L’amont et l’aval sont assez étroitement imbriqués. On le voit avec cet aspect de redressement en particulier, ainsi qu’avec les choix relatifs aux indicateurs. Mais il est clair que notre expertise en matière de traitement et d’analyse des données peut apporter une réelle valeur-ajoutée, et encore plus fortement lorsque nous avons latitude à croiser des données d’études avec les données internes de l’entreprise, ce qui permet d’être très opérationnel et aussi proche que possible des enjeux business.
Avez-vous des clients avec lesquels vous fonctionnez selon ce schéma ?
Oui, c’est le cas par exemple avec Sephora, qui s’est doté d’un dispositif de suivi à chaud des parcours clients, extrêmement opérationnel. Et avec qui nous travaillons en étroit partenariat, sur des volumétries de questionnaires assez énormes.
Mais le do-it-yourself peut aussi mener à des schémas de fonctionnement beaucoup moins satisfaisants…
Absolument. Ce sont les cas où l’institut, s’il est consulté, est sollicité en bout de course. Soit pour tenter d’éteindre un incendie ou en tout cas pour essayer de remédier à un problème devenu trop complexe pour l’entreprise. Ou pour traiter des données à l’issue d’un recueil mal maitrisé, avec potentiellement de vrais gros soucis de représentativité, et/ou avec un questionnaire dont on découvre les faiblesses. Nous voyons aussi pas mal de cas où les entreprises ont mis en place des suivis reposants sur des indicateurs relativement à la mode, comme le Customer Effort Score pour ne pas le nommer. Elles se retrouvent ainsi avec un énorme volume de données peu exploitables, l’indicateur n’étant pas pertinent pour toutes les expériences de services ou de produits.
Il faut souvent un peu de temps avant de s’apercevoir d’un souci dans la gestion de la collecte de données. L’entreprise a sollicité des milliers de clients, mais elle ne peut rien en tirer ou presque, ce qui est extrêmement dommageable et frustrant.
Des partenariats sont-ils imaginables avec des éditeurs de ces solutions logicielles ?
Oui, pourquoi pas. Il est clair en tout cas que nous avons tout intérêt à échanger avec eux, en tout avec ceux qui en ont l’envie. Mais c’est l’annonceur qui dispose des meilleures marges de manoeuvre pour solliciter et intégrer les différentes compétences qui vont lui permettre d’assurer le succès de sa démarche.
Le schéma vertueux que vous avez précédemment évoqué préfigure-t-il un futur mode de collaboration possible entre annonceurs et instituts ?
C’est ma vision.

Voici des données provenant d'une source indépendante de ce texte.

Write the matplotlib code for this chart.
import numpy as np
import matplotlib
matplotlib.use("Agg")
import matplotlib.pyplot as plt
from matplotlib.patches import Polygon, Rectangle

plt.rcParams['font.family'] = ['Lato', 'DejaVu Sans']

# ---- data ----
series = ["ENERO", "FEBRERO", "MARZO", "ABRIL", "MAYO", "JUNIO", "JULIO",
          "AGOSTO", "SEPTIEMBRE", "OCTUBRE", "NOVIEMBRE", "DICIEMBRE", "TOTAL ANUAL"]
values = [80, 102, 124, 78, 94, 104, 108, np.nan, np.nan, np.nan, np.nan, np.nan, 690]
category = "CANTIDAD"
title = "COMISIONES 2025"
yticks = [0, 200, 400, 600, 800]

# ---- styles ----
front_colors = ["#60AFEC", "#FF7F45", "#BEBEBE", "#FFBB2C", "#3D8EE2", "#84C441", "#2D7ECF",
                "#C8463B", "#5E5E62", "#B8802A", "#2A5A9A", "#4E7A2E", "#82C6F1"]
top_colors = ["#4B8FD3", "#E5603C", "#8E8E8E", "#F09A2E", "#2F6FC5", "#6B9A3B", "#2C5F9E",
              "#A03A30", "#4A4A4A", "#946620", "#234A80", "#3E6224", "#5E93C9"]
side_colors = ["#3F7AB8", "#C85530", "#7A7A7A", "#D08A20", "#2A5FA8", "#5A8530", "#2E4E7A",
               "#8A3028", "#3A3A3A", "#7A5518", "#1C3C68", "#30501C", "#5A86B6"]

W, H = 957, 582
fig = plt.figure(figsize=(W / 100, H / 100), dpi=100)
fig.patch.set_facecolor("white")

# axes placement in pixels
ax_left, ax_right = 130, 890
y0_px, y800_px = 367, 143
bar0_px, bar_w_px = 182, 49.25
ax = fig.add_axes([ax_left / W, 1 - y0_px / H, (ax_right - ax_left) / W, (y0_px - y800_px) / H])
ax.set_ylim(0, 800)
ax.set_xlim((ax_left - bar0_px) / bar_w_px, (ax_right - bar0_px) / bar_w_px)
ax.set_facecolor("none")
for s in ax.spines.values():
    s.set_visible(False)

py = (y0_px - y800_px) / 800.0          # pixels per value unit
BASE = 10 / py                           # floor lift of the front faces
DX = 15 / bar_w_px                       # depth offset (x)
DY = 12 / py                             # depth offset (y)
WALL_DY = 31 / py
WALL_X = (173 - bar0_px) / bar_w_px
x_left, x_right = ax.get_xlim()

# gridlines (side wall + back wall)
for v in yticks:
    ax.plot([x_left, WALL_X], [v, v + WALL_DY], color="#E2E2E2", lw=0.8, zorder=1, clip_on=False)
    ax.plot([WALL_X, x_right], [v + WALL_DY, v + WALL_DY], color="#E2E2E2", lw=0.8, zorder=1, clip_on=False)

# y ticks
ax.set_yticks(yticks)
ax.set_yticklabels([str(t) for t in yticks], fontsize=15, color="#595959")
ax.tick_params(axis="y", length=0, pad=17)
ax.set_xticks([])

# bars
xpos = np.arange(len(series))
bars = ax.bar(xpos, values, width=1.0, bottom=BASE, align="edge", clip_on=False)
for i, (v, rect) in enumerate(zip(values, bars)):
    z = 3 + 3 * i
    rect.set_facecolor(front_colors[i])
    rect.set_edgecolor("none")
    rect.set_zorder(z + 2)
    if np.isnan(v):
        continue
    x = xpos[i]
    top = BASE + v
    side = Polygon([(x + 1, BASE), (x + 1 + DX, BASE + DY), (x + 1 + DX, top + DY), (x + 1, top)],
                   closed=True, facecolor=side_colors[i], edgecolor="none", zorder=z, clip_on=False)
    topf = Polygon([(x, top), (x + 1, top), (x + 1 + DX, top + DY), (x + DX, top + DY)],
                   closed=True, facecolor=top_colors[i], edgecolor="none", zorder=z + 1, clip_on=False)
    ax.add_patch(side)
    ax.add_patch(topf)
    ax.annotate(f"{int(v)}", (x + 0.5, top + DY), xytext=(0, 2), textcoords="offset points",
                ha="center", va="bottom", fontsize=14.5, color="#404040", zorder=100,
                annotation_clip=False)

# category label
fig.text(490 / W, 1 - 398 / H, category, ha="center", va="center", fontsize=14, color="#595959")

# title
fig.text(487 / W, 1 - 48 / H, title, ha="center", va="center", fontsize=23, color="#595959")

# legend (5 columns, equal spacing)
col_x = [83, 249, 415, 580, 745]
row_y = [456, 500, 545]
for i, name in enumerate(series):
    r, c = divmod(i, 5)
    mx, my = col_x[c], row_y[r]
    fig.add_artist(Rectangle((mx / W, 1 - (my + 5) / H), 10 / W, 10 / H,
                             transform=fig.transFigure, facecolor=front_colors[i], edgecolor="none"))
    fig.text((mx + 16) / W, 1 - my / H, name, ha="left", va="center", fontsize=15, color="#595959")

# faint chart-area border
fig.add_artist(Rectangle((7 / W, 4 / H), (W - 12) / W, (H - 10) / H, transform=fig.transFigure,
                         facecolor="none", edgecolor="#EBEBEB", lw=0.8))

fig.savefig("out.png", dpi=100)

Notre rôle — celui d’Init — est relativement hybride, études et conseil, suite à un virage que nous avons pris depuis déjà 6 ou 7 ans, ce qui fait que nous nous retrouvons parfois en compétition avec des acteurs extérieurs au milieu des études. Nous sommes aujourd’hui en train de négocier un second virage en allant plus loin encore dans cette fonction de conseil et d’accompagnement dans la conduite du changement. Cela tient à notre positionnement et à notre spécialisation sur la satisfaction et les parcours client, qui sont fortement connectés au business en tant que tel mais aussi à des enjeux culturels et de RH au sein des entreprises.
À terme, exit le recueil des données pour les sociétés d’études, s’il faut les dénommer encore ainsi ?

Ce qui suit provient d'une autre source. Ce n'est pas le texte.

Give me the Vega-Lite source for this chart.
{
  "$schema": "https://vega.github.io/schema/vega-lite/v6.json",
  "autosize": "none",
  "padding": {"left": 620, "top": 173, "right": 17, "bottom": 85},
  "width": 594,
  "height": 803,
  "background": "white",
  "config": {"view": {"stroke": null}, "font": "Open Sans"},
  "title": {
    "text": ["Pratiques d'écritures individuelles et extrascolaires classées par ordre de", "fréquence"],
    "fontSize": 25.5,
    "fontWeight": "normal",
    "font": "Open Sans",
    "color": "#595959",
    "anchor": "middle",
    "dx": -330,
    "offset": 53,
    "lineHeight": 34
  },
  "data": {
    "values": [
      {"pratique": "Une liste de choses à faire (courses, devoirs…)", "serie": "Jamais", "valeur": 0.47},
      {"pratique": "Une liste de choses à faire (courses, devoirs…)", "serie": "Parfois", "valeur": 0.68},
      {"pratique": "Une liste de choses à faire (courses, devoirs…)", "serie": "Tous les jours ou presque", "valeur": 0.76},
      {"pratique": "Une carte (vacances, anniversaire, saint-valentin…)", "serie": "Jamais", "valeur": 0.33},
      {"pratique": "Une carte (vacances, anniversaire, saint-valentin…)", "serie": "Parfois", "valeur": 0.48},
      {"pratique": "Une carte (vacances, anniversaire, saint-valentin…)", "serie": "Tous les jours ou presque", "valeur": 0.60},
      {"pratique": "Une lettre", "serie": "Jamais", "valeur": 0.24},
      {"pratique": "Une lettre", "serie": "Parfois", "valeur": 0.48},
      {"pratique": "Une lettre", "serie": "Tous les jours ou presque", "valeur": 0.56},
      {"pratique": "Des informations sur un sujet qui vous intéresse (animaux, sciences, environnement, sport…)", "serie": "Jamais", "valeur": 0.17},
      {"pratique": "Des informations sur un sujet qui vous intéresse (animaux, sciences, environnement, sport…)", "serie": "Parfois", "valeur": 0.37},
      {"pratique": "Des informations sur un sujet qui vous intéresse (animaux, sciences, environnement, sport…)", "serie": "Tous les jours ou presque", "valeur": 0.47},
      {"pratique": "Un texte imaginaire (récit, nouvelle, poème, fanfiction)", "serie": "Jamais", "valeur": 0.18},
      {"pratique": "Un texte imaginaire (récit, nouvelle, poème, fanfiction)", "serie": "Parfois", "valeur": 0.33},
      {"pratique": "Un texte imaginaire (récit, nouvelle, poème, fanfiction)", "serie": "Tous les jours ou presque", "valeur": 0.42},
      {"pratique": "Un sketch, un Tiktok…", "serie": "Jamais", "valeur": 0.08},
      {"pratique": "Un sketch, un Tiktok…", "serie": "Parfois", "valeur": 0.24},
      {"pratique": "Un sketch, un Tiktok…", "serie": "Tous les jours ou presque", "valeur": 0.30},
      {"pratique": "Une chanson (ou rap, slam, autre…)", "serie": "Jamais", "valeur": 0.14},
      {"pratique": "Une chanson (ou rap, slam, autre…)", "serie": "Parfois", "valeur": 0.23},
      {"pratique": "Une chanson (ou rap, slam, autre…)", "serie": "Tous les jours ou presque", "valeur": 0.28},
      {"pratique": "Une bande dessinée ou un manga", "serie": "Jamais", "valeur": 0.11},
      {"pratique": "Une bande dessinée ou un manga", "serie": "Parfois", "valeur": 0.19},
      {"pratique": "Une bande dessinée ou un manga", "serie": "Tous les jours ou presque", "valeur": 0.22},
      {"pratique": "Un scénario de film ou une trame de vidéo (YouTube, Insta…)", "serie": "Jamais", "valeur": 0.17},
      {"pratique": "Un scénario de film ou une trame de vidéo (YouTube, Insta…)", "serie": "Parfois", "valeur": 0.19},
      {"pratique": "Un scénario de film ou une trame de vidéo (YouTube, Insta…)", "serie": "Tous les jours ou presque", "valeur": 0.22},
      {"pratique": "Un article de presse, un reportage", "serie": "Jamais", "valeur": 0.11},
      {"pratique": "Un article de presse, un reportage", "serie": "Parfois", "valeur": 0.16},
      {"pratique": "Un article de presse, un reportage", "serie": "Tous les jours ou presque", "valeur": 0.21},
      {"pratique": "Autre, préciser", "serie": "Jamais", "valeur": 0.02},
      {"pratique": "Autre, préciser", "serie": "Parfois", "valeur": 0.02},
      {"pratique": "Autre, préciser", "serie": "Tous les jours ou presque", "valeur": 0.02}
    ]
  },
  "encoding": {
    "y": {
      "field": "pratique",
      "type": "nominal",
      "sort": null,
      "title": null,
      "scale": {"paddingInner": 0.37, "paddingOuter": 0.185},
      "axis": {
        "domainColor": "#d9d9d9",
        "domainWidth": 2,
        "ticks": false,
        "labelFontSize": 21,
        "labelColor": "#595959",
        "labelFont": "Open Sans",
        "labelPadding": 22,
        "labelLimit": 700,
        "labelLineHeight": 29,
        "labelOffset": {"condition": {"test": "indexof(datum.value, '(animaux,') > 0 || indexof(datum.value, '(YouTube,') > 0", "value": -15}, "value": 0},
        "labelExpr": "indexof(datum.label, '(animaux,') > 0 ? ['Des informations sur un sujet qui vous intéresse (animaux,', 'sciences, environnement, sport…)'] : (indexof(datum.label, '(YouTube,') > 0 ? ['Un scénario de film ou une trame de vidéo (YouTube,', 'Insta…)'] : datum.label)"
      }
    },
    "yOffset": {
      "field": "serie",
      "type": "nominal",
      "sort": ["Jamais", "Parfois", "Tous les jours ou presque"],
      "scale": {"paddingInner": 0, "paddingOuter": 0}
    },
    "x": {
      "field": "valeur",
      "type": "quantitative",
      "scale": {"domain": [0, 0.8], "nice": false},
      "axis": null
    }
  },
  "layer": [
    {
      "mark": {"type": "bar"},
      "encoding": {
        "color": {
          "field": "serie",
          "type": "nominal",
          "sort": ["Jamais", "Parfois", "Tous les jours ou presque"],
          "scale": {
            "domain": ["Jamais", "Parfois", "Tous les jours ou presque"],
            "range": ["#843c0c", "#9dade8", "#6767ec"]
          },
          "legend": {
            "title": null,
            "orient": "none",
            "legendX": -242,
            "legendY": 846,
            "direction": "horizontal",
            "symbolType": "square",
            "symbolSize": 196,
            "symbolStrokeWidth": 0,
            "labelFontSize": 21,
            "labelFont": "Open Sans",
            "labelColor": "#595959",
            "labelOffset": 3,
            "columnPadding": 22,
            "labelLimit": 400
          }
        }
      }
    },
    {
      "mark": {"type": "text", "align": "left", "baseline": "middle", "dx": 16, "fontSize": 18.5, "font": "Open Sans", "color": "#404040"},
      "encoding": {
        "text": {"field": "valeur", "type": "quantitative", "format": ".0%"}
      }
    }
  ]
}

Les instituts auront toujours un rôle à jouer pour le recueil des données. Mais celui-ci aura certainement tendance à s’amenuiser en effet. Notre métier de base n’est pas d’interroger des gens, même si cela est et restera en partie nécessaire. Il consiste d’abord et avant tout à aider les entreprises et à répondre à leurs problématiques de connaissance et d’orientation Client. Mais le sens de l’histoire est bien celui d’un changement d’équilibre, qui nous amène naturellement à développer ou à renforcer certaines compétences. Je pense en particulier à l’analyse et au traitement des données passives. Et aussi bien sûr à notre capacité à émettre les bonnes recommandations, qui constitue notre valeur ajoutée la plus essentielle.